Given data:
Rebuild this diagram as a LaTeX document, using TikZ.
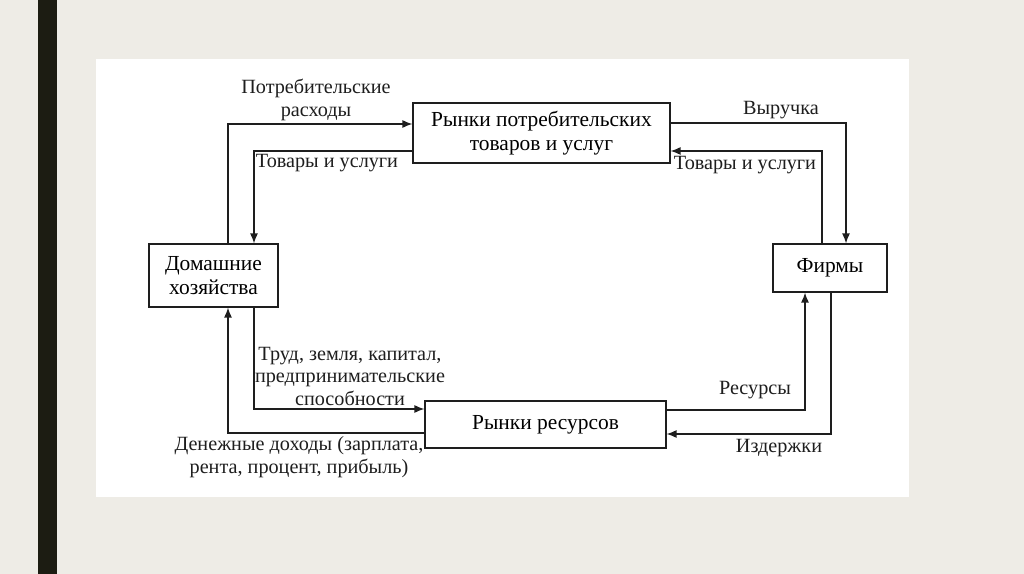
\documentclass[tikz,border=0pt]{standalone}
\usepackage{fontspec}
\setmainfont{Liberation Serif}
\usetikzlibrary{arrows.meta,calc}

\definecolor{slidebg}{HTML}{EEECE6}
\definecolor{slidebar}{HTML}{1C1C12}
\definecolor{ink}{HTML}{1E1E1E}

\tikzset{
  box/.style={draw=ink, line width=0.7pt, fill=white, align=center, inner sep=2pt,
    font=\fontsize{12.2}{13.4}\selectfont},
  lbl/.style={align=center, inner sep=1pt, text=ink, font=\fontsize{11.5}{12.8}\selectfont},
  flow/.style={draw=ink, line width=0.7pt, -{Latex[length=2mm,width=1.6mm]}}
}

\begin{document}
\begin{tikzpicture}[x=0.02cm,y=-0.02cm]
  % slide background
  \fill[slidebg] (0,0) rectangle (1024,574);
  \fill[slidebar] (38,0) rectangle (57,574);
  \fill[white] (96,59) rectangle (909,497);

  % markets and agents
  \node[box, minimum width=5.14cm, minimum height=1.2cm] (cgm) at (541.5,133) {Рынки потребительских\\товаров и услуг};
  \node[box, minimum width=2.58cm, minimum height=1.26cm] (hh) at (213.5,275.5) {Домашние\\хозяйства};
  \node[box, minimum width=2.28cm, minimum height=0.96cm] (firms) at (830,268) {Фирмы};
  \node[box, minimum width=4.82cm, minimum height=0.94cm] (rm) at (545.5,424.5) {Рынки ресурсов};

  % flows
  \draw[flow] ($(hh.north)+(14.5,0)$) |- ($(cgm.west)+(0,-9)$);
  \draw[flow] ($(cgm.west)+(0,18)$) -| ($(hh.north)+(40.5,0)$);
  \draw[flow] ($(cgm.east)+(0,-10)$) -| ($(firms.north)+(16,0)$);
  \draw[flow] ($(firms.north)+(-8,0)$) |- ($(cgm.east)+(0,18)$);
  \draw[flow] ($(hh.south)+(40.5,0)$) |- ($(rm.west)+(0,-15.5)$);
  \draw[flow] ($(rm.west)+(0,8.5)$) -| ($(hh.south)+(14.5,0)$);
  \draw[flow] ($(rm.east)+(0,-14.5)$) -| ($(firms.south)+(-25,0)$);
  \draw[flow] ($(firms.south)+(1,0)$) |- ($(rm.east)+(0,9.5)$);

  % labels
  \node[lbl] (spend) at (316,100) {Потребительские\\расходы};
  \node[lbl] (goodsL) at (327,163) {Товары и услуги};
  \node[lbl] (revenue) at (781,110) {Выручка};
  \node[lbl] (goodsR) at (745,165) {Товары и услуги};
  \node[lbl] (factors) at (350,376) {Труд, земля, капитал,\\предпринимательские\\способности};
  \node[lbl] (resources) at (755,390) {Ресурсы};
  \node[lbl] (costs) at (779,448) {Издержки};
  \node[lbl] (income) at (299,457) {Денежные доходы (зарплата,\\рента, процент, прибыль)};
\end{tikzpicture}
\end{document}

Task details: Every line of the data should be copied as it stands, without the images.

Exercise response:
Rebuild this diagram as a LaTeX document, using TikZ.
\documentclass[tikz,border=0pt]{standalone}
\usepackage{fontspec}
\setmainfont{Liberation Serif}
\usetikzlibrary{arrows.meta,calc}

\definecolor{slidebg}{HTML}{EEECE6}
\definecolor{slidebar}{HTML}{1C1C12}
\definecolor{ink}{HTML}{1E1E1E}

\tikzset{
  box/.style={draw=ink, line width=0.7pt, fill=white, align=center, inner sep=2pt,
    font=\fontsize{12.2}{13.4}\selectfont},
  lbl/.style={align=center, inner sep=1pt, text=ink, font=\fontsize{11.5}{12.8}\selectfont},
  flow/.style={draw=ink, line width=0.7pt, -{Latex[length=2mm,width=1.6mm]}}
}

\begin{document}
\begin{tikzpicture}[x=0.02cm,y=-0.02cm]
  % slide background
  \fill[slidebg] (0,0) rectangle (1024,574);
  \fill[slidebar] (38,0) rectangle (57,574);
  \fill[white] (96,59) rectangle (909,497);

  % markets and agents
  \node[box, minimum width=5.14cm, minimum height=1.2cm] (cgm) at (541.5,133) {Рынки потребительских\\товаров и услуг};
  \node[box, minimum width=2.58cm, minimum height=1.26cm] (hh) at (213.5,275.5) {Домашние\\хозяйства};
  \node[box, minimum width=2.28cm, minimum height=0.96cm] (firms) at (830,268) {Фирмы};
  \node[box, minimum width=4.82cm, minimum height=0.94cm] (rm) at (545.5,424.5) {Рынки ресурсов};

  % flows
  \draw[flow] ($(hh.north)+(14.5,0)$) |- ($(cgm.west)+(0,-9)$);
  \draw[flow] ($(cgm.west)+(0,18)$) -| ($(hh.north)+(40.5,0)$);
  \draw[flow] ($(cgm.east)+(0,-10)$) -| ($(firms.north)+(16,0)$);
  \draw[flow] ($(firms.north)+(-8,0)$) |- ($(cgm.east)+(0,18)$);
  \draw[flow] ($(hh.south)+(40.5,0)$) |- ($(rm.west)+(0,-15.5)$);
  \draw[flow] ($(rm.west)+(0,8.5)$) -| ($(hh.south)+(14.5,0)$);
  \draw[flow] ($(rm.east)+(0,-14.5)$) -| ($(firms.south)+(-25,0)$);
  \draw[flow] ($(firms.south)+(1,0)$) |- ($(rm.east)+(0,9.5)$);

  % labels
  \node[lbl] (spend) at (316,100) {Потребительские\\расходы};
  \node[lbl] (goodsL) at (327,163) {Товары и услуги};
  \node[lbl] (revenue) at (781,110) {Выручка};
  \node[lbl] (goodsR) at (745,165) {Товары и услуги};
  \node[lbl] (factors) at (350,376) {Труд, земля, капитал,\\предпринимательские\\способности};
  \node[lbl] (resources) at (755,390) {Ресурсы};
  \node[lbl] (costs) at (779,448) {Издержки};
  \node[lbl] (income) at (299,457) {Денежные доходы (зарплата,\\рента, процент, прибыль)};
\end{tikzpicture}
\end{document}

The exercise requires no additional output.